Je tiens tout d’abord à saluer l’initiative d’Eva Sas, de Clémentine Autain et du groupe Écologiste et social (Applaudissements sur les bancs des groupes GDR, LFI-NFP, SOC et EcoS), qui nous permet de débattre de cet impôt plancher, calculé sur le patrimoine des quelque 1 800 foyers les plus riches de notre pays, détenteurs de fortunes de plus de 100 millions d’euros.
Comme notre rapporteure l’a indiqué, c’est une question de justice et d’égalité. Le patrimoine des centimillionnaires a explosé ces dernières décennies, captant de plus en plus de richesses qui manquent pour répondre aux besoins sociaux et humains en matière d’activité, de services publics et de transition écologique. (Applaudissements sur les bancs des groupes LFI-NFP, SOC et EcoS.)

Les centimillionnaires participent deux fois moins, en proportion de leurs revenus, que tous les autres contribuables, remettant en cause le consentement à l’impôt et donc notre pacte fiscal, pilier du pacte social. (Applaudissements sur les bancs du groupe LFI-NFP. – M. Stéphane Peu applaudit également.)

Cette incongruité s’explique facilement : les ultrariches versent leurs dividendes à des holdings qui ne sont pas transparentes. L’impôt sur le revenu et le prélèvement forfaitaire unique échouent donc à taxer ces transferts de revenus. La raquette fiscale est trouée et la mesure proposée ce jour, discutée au G20, soutenue par des économistes de renom et même préconisée par certains très riches, comme en témoigne l’appel publié dans le journal Les Échos du 9 janvier dernier, est de salubrité fiscale et sociale. (Applaudissements sur quelques bancs des groupes LFI-NFP et EcoS.)
Personne ne devient centimillionnaire et a fortiori milliardaire par son travail : ça n’existe pas ! (Mêmes mouvements.) On le devient grâce au travail des autres, grâce à des mécanismes de rente et d’héritage qui permettent une accumulation confinant à la spoliation.
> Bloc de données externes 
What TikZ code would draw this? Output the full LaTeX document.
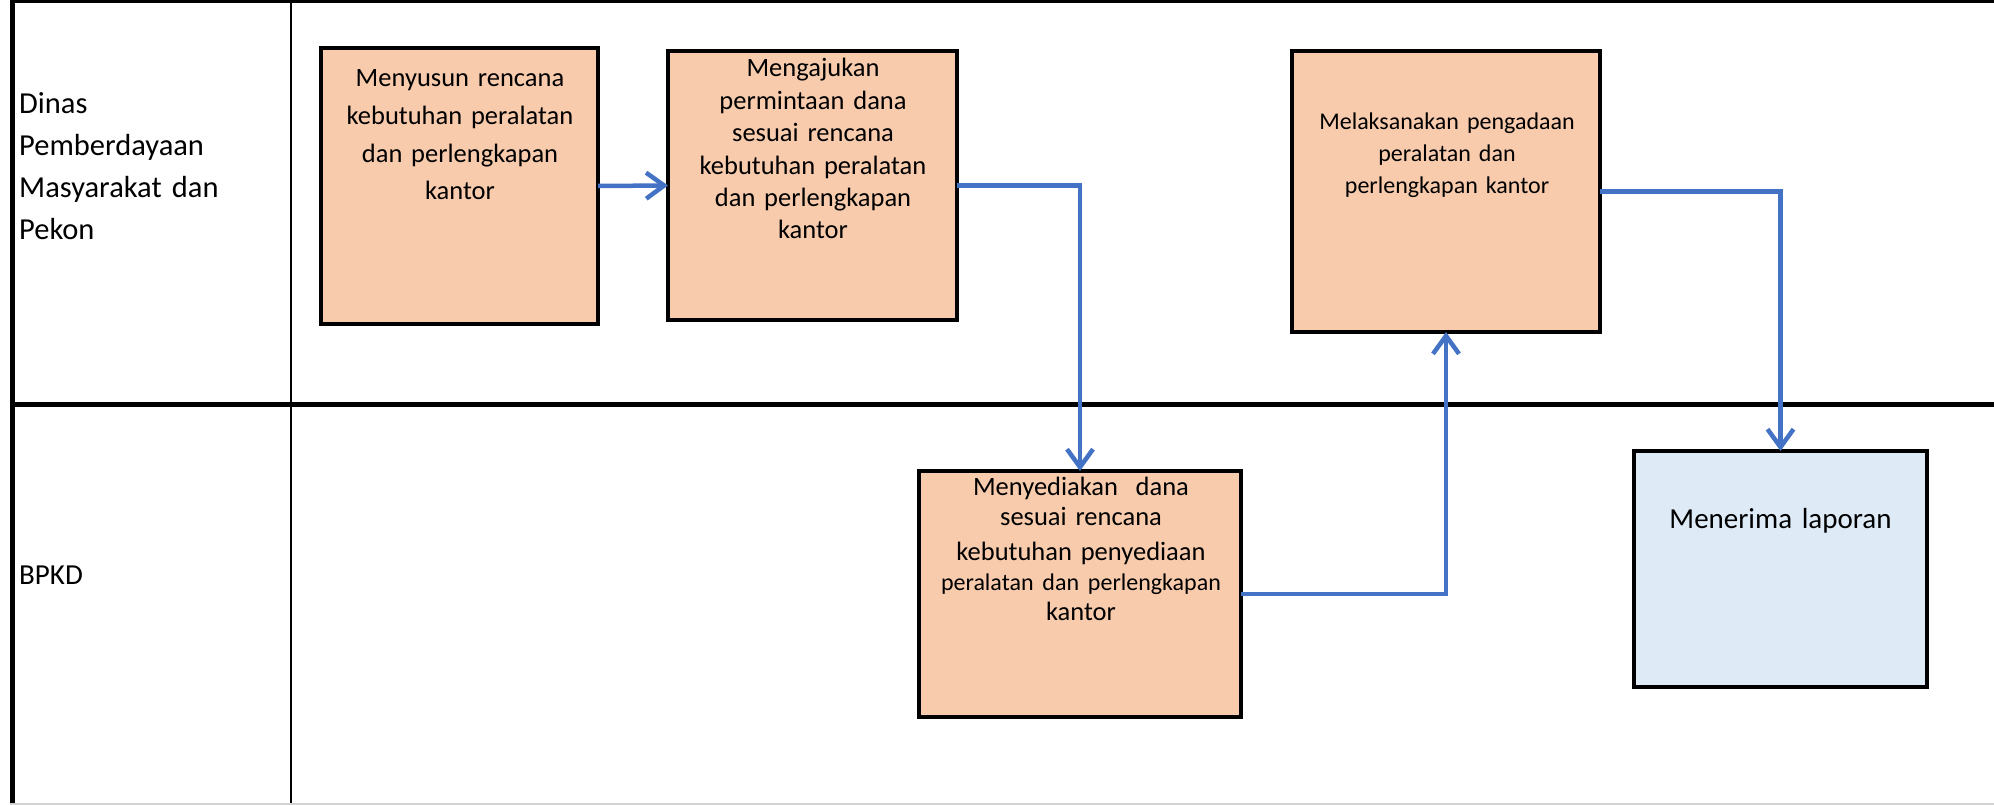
\documentclass[tikz,border=0pt]{standalone}
\usepackage{fontspec}
\setmainfont{Carlito}
\usetikzlibrary{arrows.meta}
\definecolor{peach}{HTML}{F8CBAD}
\definecolor{lblue}{HTML}{DEEBF7}
\definecolor{flow}{HTML}{4472C4}
\begin{document}
\begin{tikzpicture}[x=1pt,y=-1pt,
  pbox/.style={rectangle, draw=black, line width=3.5pt, fill=peach, inner sep=0pt, outer sep=0pt},
  bbox/.style={pbox, fill=lblue},
  boxtext/.style={align=center, inner sep=0pt, anchor=base},
  flowarrow/.style={draw=flow, line width=4.5pt, -{Straight Barb[length=18pt,width=26pt]}},
  lanetext/.style={anchor=base west, inner sep=0pt, align=left}]

\useasboundingbox (0,0) rectangle (1994,805);

% frame of the swimlanes
\draw[line width=5pt] (12.5,0) -- (12.5,805);
\draw[line width=4pt] (10,1.5) -- (1994,1.5);
\draw[line width=2.5pt] (291,0) -- (291,805);
\draw[line width=5pt] (10,404) -- (1994,404);
\draw[gray!35, line width=2pt] (10,804) -- (1994,804);

% lane labels
\node[lanetext, text width=260pt, font=\fontsize{30.5}{42}\selectfont] (l1) at (19,114)
  {Dinas\\Pemberdayaan\\Masyarakat dan\\Pekon};
\node[lanetext, font=\fontsize{29}{35}\selectfont] (l2) at (19,584) {BPKD};

% boxes
\node[pbox, minimum width=277pt, minimum height=276pt] (b1) at (459.5,186) {};
\node[pbox, minimum width=289pt, minimum height=269pt] (b2) at (812.5,185.5) {};
\node[pbox, minimum width=308pt, minimum height=281pt] (b4) at (1446,191.5) {};
\node[pbox, minimum width=322pt, minimum height=246pt] (b3) at (1080,594) {};
\node[bbox, minimum width=293pt, minimum height=236pt] (b5) at (1780.5,569) {};

% box texts
\node[boxtext, text width=277pt, font=\fontsize{26.5}{37.6}\selectfont] (t1) at (460,87)
  {Menyusun rencana\\kebutuhan peralatan\\dan perlengkapan\\kantor};
\node[boxtext, text width=289pt, font=\fontsize{26.5}{32.4}\selectfont] (t2) at (813,77)
  {Mengajukan\\permintaan dana\\sesuai rencana\\kebutuhan peralatan\\dan perlengkapan\\kantor};
\node[boxtext, text width=308pt, font=\fontsize{24}{32}\selectfont] (t4) at (1447,130)
  {Melaksanakan pengadaan\\peralatan dan\\perlengkapan kantor};
\node[boxtext, text width=322pt, font=\fontsize{26.5}{30}\selectfont] (t3) at (1081,495)
  {Menyediakan\ \ dana\\sesuai rencana\\[5pt]kebutuhan penyediaan\\{\fontsize{24}{30}\selectfont peralatan dan perlengkapan}\\kantor};
\node[boxtext, text width=293pt, font=\fontsize{29}{35}\selectfont] (t5) at (1780.5,528)
  {Menerima laporan};

% connectors
\draw[flowarrow] (b1.east) -- (b2.west);
\draw[flowarrow] (b2.east) -| (b3.north);
\draw[flowarrow] (b3.east) -| (b4.south);
\draw[flowarrow] (b4.east) -| (b5.north);
\end{tikzpicture}
\end{document}
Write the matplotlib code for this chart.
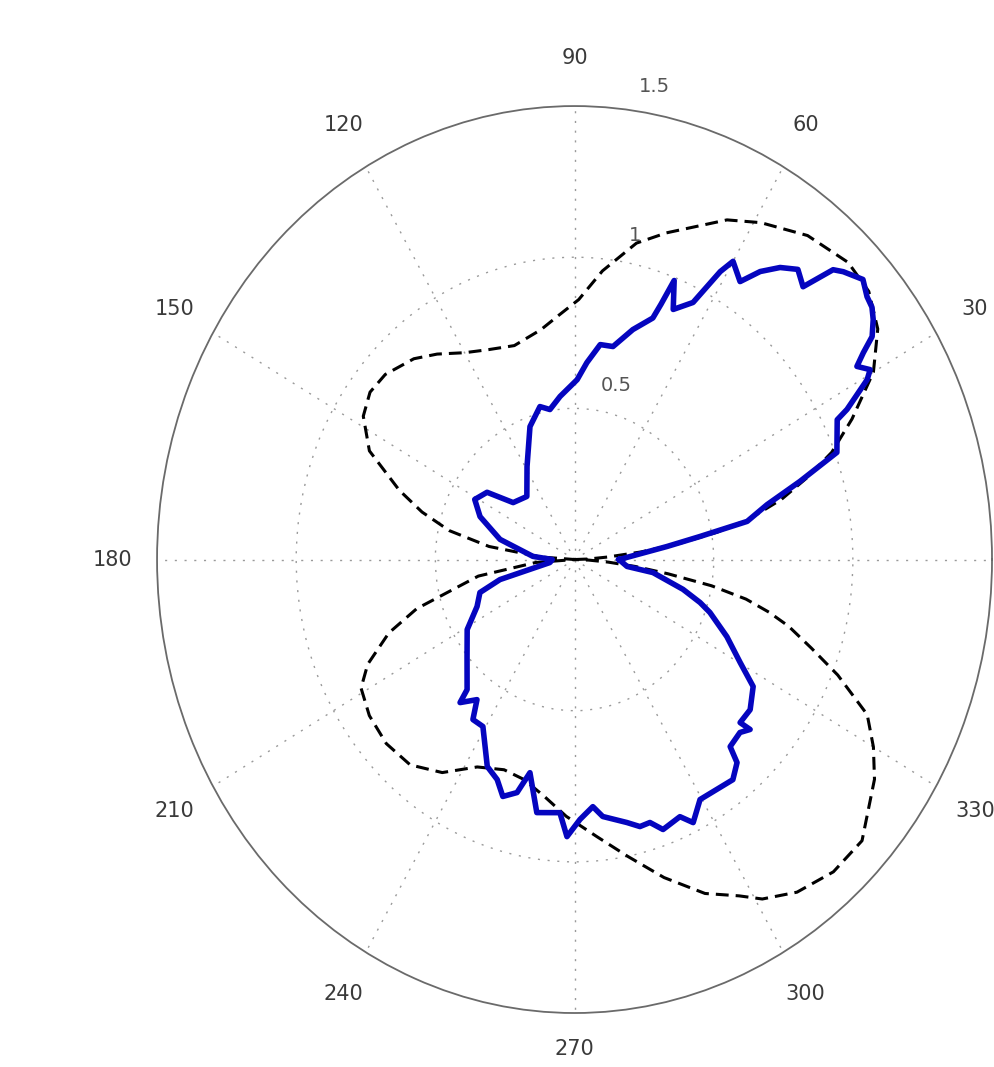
import numpy as np
import matplotlib
matplotlib.use("Agg")
import matplotlib.pyplot as plt

# --------- data (angles in degrees, radius in plot units) ---------
model_theta = [0, 2, 4, 6, 8, 10, 12, 15, 18, 21, 25, 30, 35, 40, 45, 52, 59, 64, 68,
               73, 78, 84, 89, 94, 99, 107, 114, 120, 126, 131, 138, 143, 148, 154,
               160, 164, 168, 172, 176, 180,
               184, 189, 196, 200, 205, 209, 215, 222, 229, 236, 243, 250, 256, 262,
               268, 275, 281, 287, 293, 298, 301, 306, 312, 318, 326, 330, 334, 338,
               341, 344, 346, 348, 350, 352, 354, 356, 358, 360]
model_r = [0.0, 0.05, 0.12, 0.24, 0.38, 0.52, 0.64, 0.77, 0.88, 0.99, 1.10, 1.24, 1.33,
           1.38, 1.39, 1.36, 1.30, 1.25, 1.19, 1.13, 1.07, 0.96, 0.86, 0.81, 0.77, 0.74,
           0.76, 0.79, 0.84, 0.88, 0.915, 0.92, 0.895, 0.82, 0.67, 0.57, 0.46, 0.31,
           0.12, 0.0,
           0.14, 0.35, 0.59, 0.71, 0.82, 0.877, 0.90, 0.91, 0.90, 0.85, 0.77, 0.74, 0.75,
           0.79, 0.85, 0.92, 1.00, 1.10, 1.20, 1.26, 1.31, 1.36, 1.39, 1.39, 1.30, 1.24,
           1.17, 1.02, 0.90, 0.80, 0.72, 0.63, 0.50, 0.34, 0.22, 0.12, 0.05, 0.0]

meas_theta = [0, 7.4, 9.6, 11.5, 14.7, 17.7, 20.6, 26.1, 26.9, 29.5, 30.6, 32.2, 33.4,
              34.6, 36.5, 38.0, 39.6, 41.8, 44.6, 45.9, 47.7, 50.1, 52.6, 55.0, 57.1,
              60.0, 61.2, 63.4, 66.8, 68.8, 69.8, 70.6, 74.6, 78.9, 82.6, 86.1, 89.1,
              95.5, 100.1, 103.8, 110.0, 119.0, 129.4, 139.5, 144.7, 151.0, 157.3,
              166.0, 176.0, 180.0,
              186.4, 193.9, 197.8, 203.9, 211.0, 219.7, 228.1, 229.0, 232.9, 235.4,
              239.2, 245.4, 249.1, 251.8, 255.0, 257.2, 260.8, 266.4, 268.3, 271.3,
              274.6, 276.8, 282.2, 284.9, 287.3, 289.6, 294.0, 296.1, 299.6, 308.0,
              311.0, 312.1, 316.1, 318.3, 317.8, 321.8, 326.8, 330.2, 335.0, 340.2,
              342.5, 345.8, 351.3, 353.1, 360.0]
meas_r = [0.16, 0.335, 0.457, 0.633, 0.715, 0.850, 1.007, 1.051, 1.098, 1.208, 1.234,
          1.199, 1.243, 1.299, 1.335, 1.356, 1.364, 1.390, 1.356, 1.335, 1.220, 1.251,
          1.216, 1.163, 1.095, 1.139, 1.087, 0.951, 0.900, 0.990, 0.900, 0.847, 0.789,
          0.718, 0.717, 0.653, 0.595, 0.542, 0.504, 0.521, 0.468, 0.352, 0.270, 0.290,
          0.385, 0.410, 0.368, 0.276, 0.150, 0.080,
          0.089, 0.276, 0.357, 0.383, 0.450, 0.502, 0.578, 0.627, 0.581, 0.643, 0.643,
          0.753, 0.779, 0.825, 0.798, 0.723, 0.848, 0.839, 0.917, 0.860, 0.820, 0.856,
          0.890, 0.914, 0.911, 0.948, 0.931, 0.969, 0.913, 0.924, 0.890, 0.834, 0.825,
          0.845, 0.803, 0.803, 0.767, 0.686, 0.604, 0.517, 0.473, 0.402, 0.285, 0.190,
          0.160]

angle_ticks = [30, 60, 90, 120, 150, 180, 210, 240, 270, 300, 330]
ring_ticks = [0.5, 1.0, 1.5]
ring_labels = ["0.5", "1", "1.5"]
r_max = 1.5

# --------- figure ---------
fig = plt.figure(figsize=(9.94, 10.67), dpi=100)
ax = fig.add_axes([0.158, 0.0506, 0.840, 0.850], projection="polar")
ax.set_aspect("auto")

grid_style = dict(color="#9a9a9a", linewidth=1.0, linestyle=(0, (1.5, 5.5)))
ax.set_thetagrids(range(0, 360, 30), labels=[])
ax.set_rgrids(ring_ticks[:-1], labels=[])
ax.set_rlim(0, r_max)
ax.grid(True, **grid_style)
ax.spines["polar"].set_color("#6a6a6a")
ax.spines["polar"].set_linewidth(1.3)
ax.tick_params(length=0)

ax.plot(np.deg2rad(model_theta), model_r, color="black", linewidth=2.2,
        linestyle=(0, (4.2, 2.3)), zorder=3)
ax.plot(np.deg2rad(meas_theta), meas_r, color="#0505bf", linewidth=4.0,
        solid_joinstyle="round", zorder=4)

# angle labels; the bottom one sits a little closer so it stays on the page
for a in angle_ticks:
    rr = r_max * (1.08 if a == 270 else 1.107)
    ax.text(np.deg2rad(a), rr, str(a), ha="center", va="center",
            fontsize=15, color="#3a3a3a", clip_on=False)

for v, lab in zip(ring_ticks, ring_labels):
    x = v * np.cos(np.deg2rad(82)) + 0.08
    y = v * np.sin(np.deg2rad(82)) + 0.08
    ax.text(np.arctan2(y, x), np.hypot(x, y), lab, ha="center", va="center",
            fontsize=14, color="#555555", clip_on=False)

fig.savefig("out.png", dpi=100)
J’ajoute qu’à ces niveaux de patrimoine, le patrimoine professionnel et le patrimoine personnel se confondent : restreindre l’assiette reviendrait à vider de toute sa portée ce filet de sécurité du consentement à l’impôt – car c’est bien de cela qu’il s’agit.

Les amendements présentés tant par les macronistes que par la droite et l’extrême droite pour affaiblir la portée de cette mesure démontrent, si besoin était, que le bloc de celles et ceux qui font allégeance aux grandes fortunes au détriment du peuple, ne se fissure pas. (Applaudissements sur quelques bancs des groupes LFI-NFP et EcoS.)
Madame la ministre, vous honoreriez la France en appuyant ce combat juste, mais vos annonces du jour concernant la taxation du patrimoine ressemblent fort à des tentatives de diversion : elles excluent les biens professionnels et rapporteraient dix à vingt fois moins que l’impôt plancher ici proposé. (Mêmes mouvements.) Pourtant, la proposition de loi présentée par Mme Sas est si raisonnable, prévoyant un seuil d’assujettissement à 100 millions pour un impôt construit comme une contribution différentielle, qu’il faudrait être de mauvaise foi pour faire croire que le garagiste de Vierzon ou le chef d’une PME de 100 salariés, voire un notaire de province, seraient concernés ! La classe moyenne, même en retenant une définition très élargie, est exclue de cette contribution. (« Évidemment ! » sur les bancs du groupe EcoS.)
Évidemment, on nous ressort l’argument de l’exil fiscal qui séduirait nos grandes fortunes. Mais des outils existent pour l’éviter ! Les États-Unis taxent tout citoyen américain, où qu’il se trouve sur la planète, et l’exit tax peut être renforcée. Cessons les cris d’orfraie, quand on voit par exemple que le groupe le plus riche de France possède d’ores et déjà plus de 200 filiales offshore dans des paradis fiscaux (Applaudissements sur les bancs des groupes LFI-NFP et EcoS) : il n’a pas attendu l’adoption de cette mesure de justice fiscale !
Face à cette mesure juste et modérée, tout se passe comme d’habitude : le camp libéral jette l’anathème sur le camp social à chaque remise en question de la concurrence fiscale, érigée en loi d’airain. Partout dans le monde, cette concurrence fiscale renforce une oligarchie financière qui cumule le pouvoir économique, le pouvoir technologique, le pouvoir médiatique et le pouvoir politique. (Mêmes mouvements.) Là est le danger : cette prise de pouvoir à visage découvert par les ultrariches, fervents partisans d’un capitalisme radicalisé, qui mène à l’impérialisme, à la guerre et aux régimes autoritaires. L’histoire est truffée de ces choix des plus fortunés d’offrir le pouvoir aux fascistes pour sauver et développer leur pouvoir financier et économique, ces « irresponsables » dont parle si bien Johann Chapoutot dans son dernier ouvrage. (Mêmes mouvements.)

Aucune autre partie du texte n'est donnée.